Das Interesse ist in jedem Fall groß. Die Kanzlei WBS Law spricht von Zehntausenden Personen, die sich das hauseigene Musterschreiben bereits heruntergeladen haben. Es handele sich dabei um ein kostenloses Angebot. Weitere rechtliche Hilfe leiste die Kanzlei aber nicht. „Wer zu viel bezahlt hat, kann das Geld selbst zurückfordern. Sollte Netflix nicht reagieren, besteht die Möglichkeit, den Anspruch gerichtlich durchzusetzen“, sagt Solmecke. „Wenn ein Betroffener seinen Anspruch einklagen will, empfehle ich jedem, sich zunächst bei der Verbraucherzentrale zu erkundigen oder sich einen Anwalt am eigenen Wohnort zu suchen und mit diesem sein Recht durchzusetzen.“

Anspruch verjährt nach drei Jahren

Allerdings ist das rückwirkend nur für drei Jahre möglich, dann setzt die sogenannte Regelverjährungsfrist ein. Nach diesem Maßstab sind heute allenfalls Ansprüche ab 2022 neu einklagbar.

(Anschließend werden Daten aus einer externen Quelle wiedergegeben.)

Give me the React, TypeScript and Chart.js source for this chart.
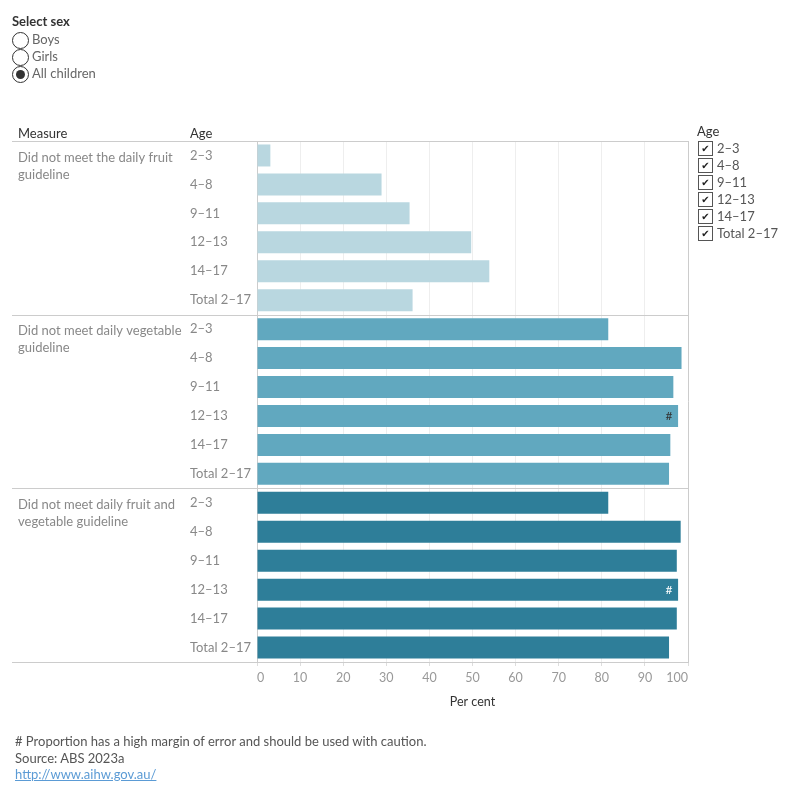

Netflix hat seine Preise seit dem Start 2014 laut Stiftung Warentest bereits fünf Mal erhöht. Begonnen hat der Streaminganbieter mit einem monatlichen Abopreis von 8,99 Euro im Standard- und 11,99 Euro im Premiumtarif. Die letzte Preiserhöhung gab es demnach 2024 auf 13,99 Euro im Standard- und 19,99 Euro im Premiumtarif.